The appeals will go on for years, and in the end, the only thing
Re: (Score:2)
How likely do you think it is that Meta was acting ethically here? I could totally see them designing their algorithm solely to drive engagement and higher ad revenue while ignoring the negative impact on users, including high prevalence of addicitve behavior among younger users.
Re: (Score:2)
> How likely do you think it is that Meta was acting ethically here?
As I said, it doesn't matter . They could literally resurrect dead babies on live television and the jury would find against them because they have a lot of money . Or they could eat live babies on television, and the appeals will go exactly the same, with the SCOTUS ruling being based solely on who sits on the court at the time.
Facts only matter in a legal case. This isn't a legal case. It's a political case, and facts are literally not allowed to matter.
Re: (Score:2)
I guess I have more faith in juries than that. If the jury thinks the plaintiff is making stuff up to score some cash, I don't think they'll find in favor of the plaintiff.
But in this case, I think it's going to be hard for Meta to look credible. It'll still depend somewhat on how good the plaintiff's story is and how sympathetic they seem.
Brain Rot and social media addiction (Score:3)
[1]Why your Brain Rot and social media addiction are actually design problems [archive.ph]
“This is brainrot, the term Gen Z coined to describe the cognitive fog that settles in after hours of consuming rapid-fire digital content. The phenomenon has moved from internet slang to legitimate psychological concerns, and the numbers certainly paint a disturbing picture.”
[1] https://archive.ph/DlvBZ
Interesting Zuckberberg quote from the trial (Score:2)
"Robots cannot suffer addiction. Nor can we feel remorse."
Re: (Score:2)
Every time he gives a speech and there are comments on the video or article, someone will respond to the effect that their AI is getting much better and Zuckerberg almost passes as human this time.
Re: (Score:2)
Zuck is a lizard. Get up to speed man.
Re: (Score:3)
That's silly. Zuckerberg is an older model and has non-upgradeable firmware.
"Addiction" is the new witchcraft (Score:2)
Addiction sounds like a more plausible problem than witchcraft to most of us. The word even had a meaning, once! If you were an addict and stopped using your drug of choice, you'd be facing chills, sweats, vomiting, and convulsions.
Oddly enough, that hardly ever happens when you stop using social media.
The Motivation to Do What is Right (Score:3)
I wonder if publicly owned companies are the problem.
An individual who owns a successful company is motivated to keep making profits. But once they reach a certain level of wealth, they often start to come over all philanthropic. This can of course be partly for show, but I think there is a genuine motivation to feel good about one's self - and providing the funding to help others is one way of doing that.

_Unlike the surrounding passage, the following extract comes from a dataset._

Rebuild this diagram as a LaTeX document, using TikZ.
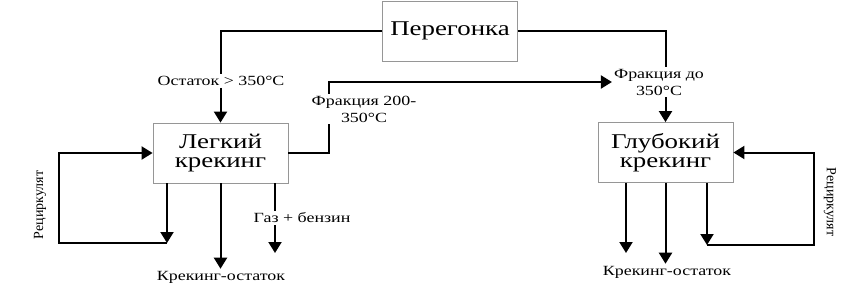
\documentclass[tikz,border=0pt]{standalone}
\usepackage{fontspec}
\setmainfont{Liberation Serif}[FakeStretch=1.28]
\newfontfamily\plainserif{Liberation Serif}
\usepackage{xcolor}
\definecolor{boxgray}{RGB}{150,150,150}
\usetikzlibrary{arrows.meta,positioning}

\begin{document}
\begin{tikzpicture}[x=1pt, y=-1pt,
        unitbox/.style={rectangle, draw=boxgray, line width=0.8pt, fill=white,
                        minimum width=135pt, minimum height=60pt, align=center,
                        font=\fontsize{21}{21}\selectfont, inner sep=2pt},
        flowlbl/.style={fill=white, align=center, inner sep=2pt,
                        font=\fontsize{14}{17}\selectfont},
        flow/.style={line width=2pt},
        arr/.style={-{Triangle[length=11pt, width=13pt]}, line width=2pt}
      ]
        \useasboundingbox (0,0) rectangle (850,300);

        % units
        \node[unitbox] (pereg) at (450, 31)  {Перегонка};
        \node[unitbox] (legk)  at (220.5,153) {Легкий\\[-2pt]крекинг};
        \node[unitbox] (glub)  at (665.5,152.5) {Глубокий\\[-2pt]крекинг};

        % free ends
        \coordinate (fr2turn) at (329, 82);
        \coordinate (recL)    at (167,243);
        \coordinate (recLc)   at (59, 243);
        \coordinate (gazEnd)  at (275,253);
        \coordinate (gOut)    at (626,253);
        \coordinate (recR)    at (707,245);
        \coordinate (recRc)   at (814,245);

        % feed from distillation
        \node[flowlbl] (lblOst)  at (221, 81) {Остаток > 350°C};
        \node[flowlbl] (lblFrDo) at (659, 82) {Фракция до\\350°C};
        \draw[flow] (pereg.west) -| (legk.north |- lblOst.north);
        \draw[arr]  (legk.north |- lblOst.south) -- (legk.north);
        \draw[flow] (pereg.east) -| (glub.north |- lblFrDo.north);
        \draw[arr]  (glub.north |- lblFrDo.south) -- (glub.north);

        % visbreaking fraction to deep cracking
        \draw[arr] (legk.east) -| (fr2turn) -- (lblFrDo.west);
        \node[flowlbl] (lblFr2) at (364,109) {Фракция 200-\\350°C};

        % visbreaking products
        \draw[arr] (legk.south -| recL) -- (recL);
        \draw[arr] (recL) -- (recLc) |- (legk.west);
        \node[flowlbl, rotate=90, font=\plainserif\fontsize{14}{17}\selectfont]
          (lblRecL) at (40,205) {Рециркулят};
        \node[flowlbl] (lblOstL) at (221,277) {Крекинг-остаток};
        \draw[arr] (legk.south) -- (legk.south |- lblOstL.north);
        \draw[arr] (legk.south -| gazEnd) -- (gazEnd);
        \node[flowlbl] (lblGaz) at (302,218) {Газ + бензин};

        % deep cracking products
        \draw[arr] (glub.south -| gOut) -- (gOut);
        \node[flowlbl] (lblOstR) at (667,272) {Крекинг-остаток};
        \draw[arr] (glub.south) -- (glub.south |- lblOstR.north);
        \draw[arr] (glub.south -| recR) -- (recR);
        \draw[arr] (recR) -- (recRc) |- (glub.east);
        \node[flowlbl, rotate=-90, font=\plainserif\fontsize{14}{17}\selectfont]
          (lblRecR) at (830,202) {Рециркулят};
      \end{tikzpicture}
\end{document}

But - If this individual at some point turns their company into a publicly (shareholder) owned company, you suddenly go back to the situation where the owner(s) have mostly not reached that sufficient level of wealth, where the desire to make even more money is outweighed by the desire to make a positive impact on the world. So by going public, the individual steers away from the philanthropic path (although they might still so some of that on their own), and sticks to the continuous profit making path. Not that profit making is bad in itself, but as in the case of addictive social media, it can get in the way of doing the right thing.